MF Global Holdings Ltd. (MF) may have transferred customer money last week following an audit by CME Group Inc. (CME), which has regulatory authority over the futures broker.

The transfer “may have been designed to avoid detection in so far as MF Global did not disclose or report such transfers” to the Commodity Futures Trading Commission or CME Group, the Chicago-based exchange owner said today an e-mailed statement.

The day it filed the eighth-largest U.S. bankruptcy on Oct. 31, New York-based MF Global disclosed a shortfall in customer accounts that people with knowledge of the matter said may be about $700 million. CME Group, which monitored MF Global’s positions as its designated self-regulatory organization, said yesterday it didn’t know how much client money was missing.

All MF Global customer positions held at CME Group, and not third-party custodians such as banks, are accounted for, the company said in the statement. “MF Global’s customer positions on CME Group exchanges were and continue to be substantially over-collateralized,” CME Group said. The “apparent shortfall” was in accounts held by MF Global, CME Group said.

‘Segregation Violations’

After CME Group identified “apparent segregation violations” and suspended clearing privileges for MF Global customers this week, 150,000 client accounts “essentially were frozen,” James Giddens, the trustee assigned to liquidate MF Global Inc., said in a filing today.

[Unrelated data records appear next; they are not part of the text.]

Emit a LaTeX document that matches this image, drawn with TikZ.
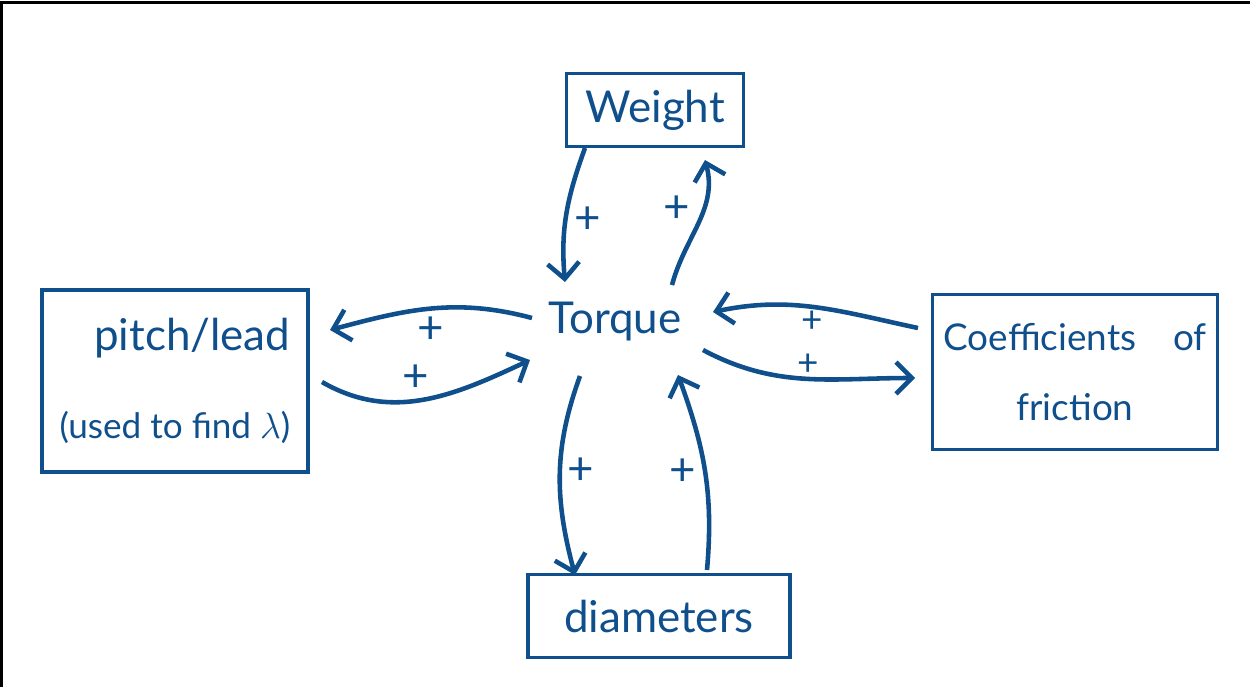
\documentclass[tikz,border=0pt]{standalone}
\usepackage{fontspec}
\setmainfont{Lato}
\usetikzlibrary{arrows.meta}
\definecolor{ink}{HTML}{0F4F8C}

\begin{document}
\begin{tikzpicture}[x=0.02cm, y=0.02cm, ->, >={Straight Barb[length=9pt,width=18pt]}, line width=2.6pt, color=ink, auto, font=\fontsize{25}{30}\selectfont]

        \tikzset{box/.style={draw=ink, line width=2.2pt, inner sep=0pt},
                 plus/.style={font=\fontsize{26}{28}\selectfont, inner sep=2pt},
                 small plus/.style={plus, font=\fontsize{21}{22}\selectfont, inner sep=0pt}}

        \useasboundingbox (0,0) rectangle (1250,-687);
        \draw[-, black, line width=1.7pt] (1.8,-687) -- (1.8,-2.3) -- (1250,-2.3);

        \node (torque) at (615,-322) {Torque};

        \node[box, minimum width=3.54cm, minimum height=1.46cm] (weight) at (655,-110) {Weight};
        \node[box, minimum width=5.32cm, minimum height=3.64cm, align=right] (pitch) at (175,-381)
            {pitch/lead\\[20pt]{\fontsize{20}{24}\selectfont (used to find $\lambda$)}};
        \node[box, minimum width=5.7cm, minimum height=3.1cm, align=center, font=\fontsize{21}{26}\selectfont] (coeff) at (1075,-372)
            {Coefficients\enspace\enspace of\\[14pt]friction};
        \node[box, minimum width=5.24cm, minimum height=1.66cm] (diam) at (659,-616) {diameters};

        \path
        ([shift={(-70,-38)}]weight.center) edge[out=250, in=95]  node[plus, pos=0.4]  {+} ([shift={(-50,40)}]torque.center)
        ([shift={(57,37)}]torque.center)   edge[out=75, in=-75]  node[plus, pos=0.45] {+} ([shift={(50,-50)}]weight.center)

        ([shift={(-83,4)}]torque.center)   edge[out=165, in=15]  node[plus, pos=0.6]  {+} ([shift={(155,51)}]pitch.center)
        ([shift={(147,-1)}]pitch.center)   edge[out=-30, in=205] node[plus, pos=0.55] {+} ([shift={(-85,-38)}]torque.center)

        ([shift={(-157,44)}]coeff.center)  edge[out=168, in=12]  node[small plus, pos=0.45] {+} ([shift={(98,10)}]torque.center)
        ([shift={(88,-28)}]torque.center)  edge[out=-28, in=180] node[small plus, pos=0.45] {+} ([shift={(-160,-6)}]coeff.center)

        ([shift={(-35,-54)}]torque.center) edge[out=250, in=105] node[plus, pos=0.38] {+} ([shift={(-84,41)}]diam.center)
        ([shift={(48,46)}]diam.center)     edge[out=85, in=-70]  node[plus, pos=0.6]  {+} ([shift={(63,-53)}]torque.center)
        ;
\end{tikzpicture}
\end{document}
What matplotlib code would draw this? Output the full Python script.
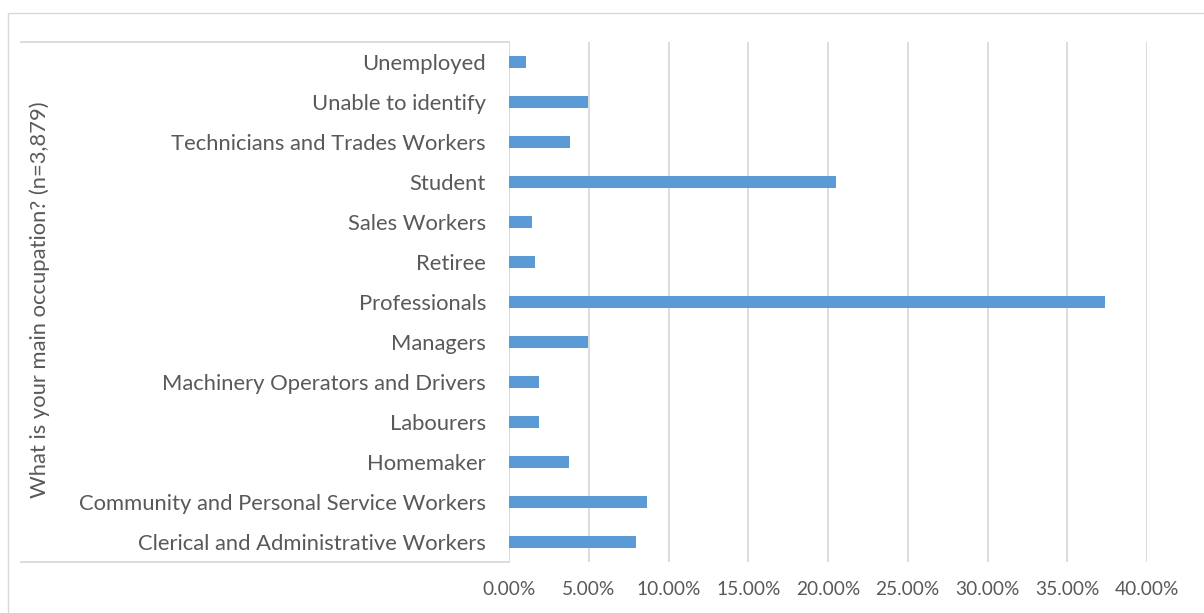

Chief Executive Officer Jon Corzine, 64, steered MF Global into bankruptcy after increasing risk-taking at the firm, including investments in European sovereign debt that roiled markets. Discrepancies over the missing funds that were used to back futures trades sent Interactive Brokers Group Inc. (IBKR) fleeing from a potential acquisition that may have averted the filing, according to a board member at the Greenwich, Connecticut, firm.

“The board certainly considered that purchase and stepped away from it at a point where it became clear there were lots of uncertainties about the accounts and segregated funds,” Hans Stoll, an Interactive Brokers director and a professor of finance at Vanderbilt University in Nashville, Tennessee, said yesterday in a telephone interview.

The proprietary positions of MF Global have been liquidated as of today “with no adverse market impact,” CME Group said in the statement.